═════ RAW DATA
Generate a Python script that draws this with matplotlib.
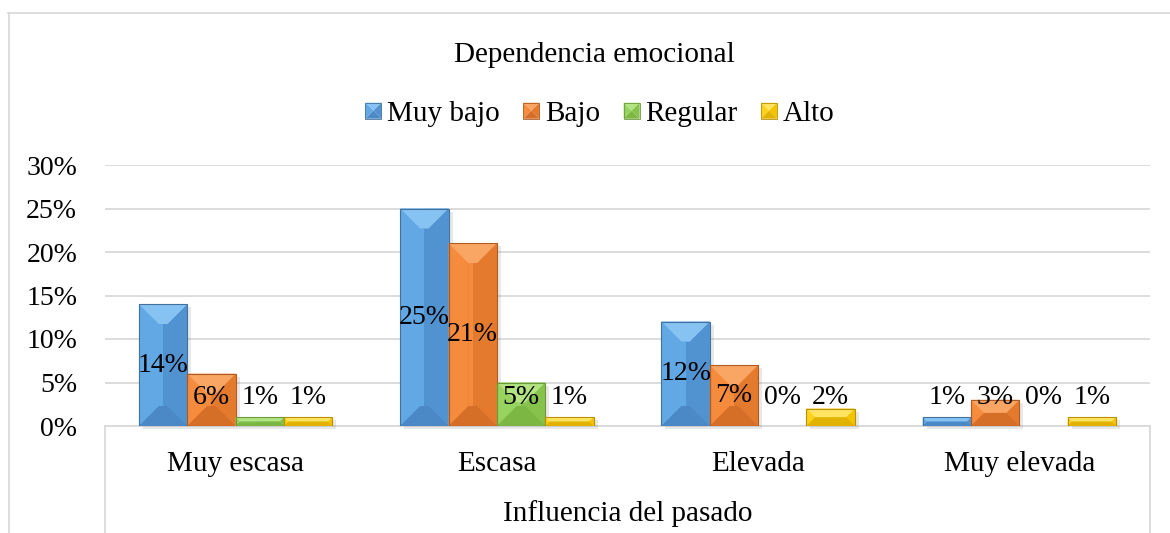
import numpy as np
import matplotlib
matplotlib.use("Agg")
import matplotlib.pyplot as plt
from matplotlib.patches import Polygon, Rectangle
from matplotlib.legend_handler import HandlerBase
from matplotlib.lines import Line2D

categories = ["Muy escasa", "Escasa", "Elevada", "Muy elevada"]
series = ["Muy bajo", "Bajo", "Regular", "Alto"]
muy_bajo = [14, 25, 12, 1]
bajo = [6, 21, 7, 3]
regular = [1, 5, 0, 0]
alto = [1, 1, 2, 1]
values = [muy_bajo, bajo, regular, alto]
yticks = [0, 5, 10, 15, 20, 25, 30]

# base, left, right, top, bottom, edge
palette = [
    ("#5b9bd5", "#62a8e5", "#5192d1", "#86c2f2", "#4a88c6", "#41719c"),
    ("#ed7d31", "#f58b3d", "#e37a2d", "#f9a563", "#d56e27", "#ae5a21"),
    ("#8cc850", "#97d45f", "#86c24c", "#b3e484", "#7cb744", "#6a9a3b"),
    ("#ffc800", "#ffd11a", "#f3c200", "#ffe463", "#e2b200", "#b89000"),
]

plt.rcParams['font.family'] = ['Liberation Serif', 'DejaVu Serif']
FS = 20
FS_BIG = 21

W, H = 1170, 533
fig = plt.figure(figsize=(W / 100, H / 100), dpi=100)
ax = fig.add_axes([105 / W, 1 - 426 / H, (1150 - 105) / W, (426 - 165) / H])
ax.set_xlim(-0.5, 3.5)
ax.set_ylim(0, 30)

# pixel scale of the data units
p0, p1 = ax.transData.transform([[0, 0], [1, 1]])
sx, sy = p1 - p0


def bevel(ax, patch, cols):
    x0, w, h = patch.get_x(), patch.get_width(), patch.get_height()
    if h <= 0:
        return
    d = min(20, w * sx / 2, h * sy / 2)
    dx, dy = d / sx, d / sy
    bl, br, tr, tl = (x0, 0), (x0 + w, 0), (x0 + w, h), (x0, h)
    itl, itr = (x0 + dx, h - dy), (x0 + w - dx, h - dy)
    ibl, ibr = (x0 + dx, dy), (x0 + w - dx, dy)
    xm = x0 + w / 2
    faces = [
        ([tl, (xm, h), (xm, h - dy), itl, ibl, bl], cols[1]),
        ([(xm, h), tr, br, ibr, itr, (xm, h - dy)], cols[2]),
        ([tl, tr, itr, itl], cols[3]),
        ([bl, br, ibr, ibl], cols[4]),
        ([itl, (xm, h - dy), (xm, dy), ibl], cols[1]),
        ([(xm, h - dy), itr, ibr, (xm, dy)], cols[2]),
    ]
    for pts, c in faces:
        ax.add_patch(Polygon(pts, closed=True, facecolor=c, edgecolor='none', zorder=4))
    ax.add_patch(Rectangle((x0, 0), w, h, facecolor='none', edgecolor=cols[5], lw=0.8, zorder=5))
    # soft shadow
    ax.add_patch(Rectangle((x0 + 4 / sx, -3 / sy), w, h, facecolor='#808080', alpha=0.18,
                           edgecolor='none', zorder=2, clip_on=False))


x = np.arange(len(categories))
width = 0.185
offsets = (np.arange(len(series)) - 1.5) * width

for i, vals in enumerate(values):
    bars = ax.bar(x + offsets[i], vals, width, color=palette[i][0], zorder=3)
    for p, v in zip(bars.patches, vals):
        bevel(ax, p, palette[i])
        ax.text(p.get_x() + p.get_width() / 2, max(v / 2, 3.3), f"{v}%",
                ha='center', va='center', fontsize=FS, zorder=6)

ax.set_yticks(yticks)
ax.set_yticklabels([f"{v}%" for v in yticks], fontsize=FS)
ax.set_xticks(x)
ax.set_xticklabels(categories, fontsize=FS_BIG)
ax.tick_params(axis='y', length=0, pad=20)
ax.tick_params(axis='x', length=0, pad=18)
ax.yaxis.grid(True, color='#d9d9d9', lw=1.3)
ax.set_axisbelow(True)
for s in ['top', 'right', 'left']:
    ax.spines[s].set_visible(False)
ax.spines['bottom'].set_color('#d9d9d9')
ax.spines['bottom'].set_linewidth(1.3)
ax.spines['bottom'].set_zorder(1)

# category box lines and outer frame
y_axis = 1 - 426 / H
for xp in (105 / W, 1150 / W):
    fig.add_artist(Line2D([xp, xp], [0, y_axis], color='#d9d9d9', lw=1.3))
fig.add_artist(Line2D([8.5 / W, 8.5 / W], [0, 1 - 13 / H], color='#d9d9d9', lw=1.3))
fig.add_artist(Line2D([8 / W, 1], [1 - 13 / H, 1 - 13 / H], color='#d9d9d9', lw=1.3))

fig.text(594 / W, 1 - 55 / H, "Dependencia emocional", ha='center', va='center', fontsize=FS_BIG)
fig.text(628 / W, 1 - 514 / H, "Influencia del pasado", ha='center', va='center', fontsize=FS_BIG)


class BevelHandler(HandlerBase):
    def __init__(self, cols):
        super().__init__()
        self.cols = cols

    def create_artists(self, legend, orig_handle, xdescent, ydescent, width, height, fontsize, trans):
        s = min(width, height)
        x0, y0 = -xdescent + (width - s) / 2, -ydescent + (height - s) / 2
        c = (x0 + s / 2, y0 + s / 2)
        bl, br, tr, tl = (x0, y0), (x0 + s, y0), (x0 + s, y0 + s), (x0, y0 + s)
        tris = [([tl, tr, c], self.cols[3]), ([tl, c, bl], self.cols[1]),
                ([tr, br, c], self.cols[2]), ([bl, br, c], self.cols[4])]
        arts = [Polygon(p, closed=True, facecolor=col, edgecolor='none', transform=trans)
                for p, col in tris]
        arts.append(Rectangle((x0, y0), s, s, facecolor='none', edgecolor=self.cols[5],
                              lw=0.6, transform=trans))
        return arts


handles = [Rectangle((0, 0), 1, 1, color=palette[i][0]) for i in range(len(series))]
hmap = {h: BevelHandler(palette[i]) for i, h in enumerate(handles)}
fig.legend(handles, series, loc='center', bbox_to_anchor=(600 / W, 1 - 114 / H), ncol=4,
           frameon=False, fontsize=FS_BIG, handlelength=0.55, handleheight=0.55,
           handletextpad=0.2, columnspacing=0.8, handler_map=hmap)

fig.savefig("out.png", dpi=100)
══════════
DIRECTIONS: Extract every line containing the string "matplotlib" from the material.

OUTPUT:
Generate a Python script that draws this with matplotlib.
import matplotlib
matplotlib.use("Agg")
import matplotlib.pyplot as plt
from matplotlib.patches import Polygon, Rectangle
from matplotlib.legend_handler import HandlerBase
from matplotlib.lines import Line2D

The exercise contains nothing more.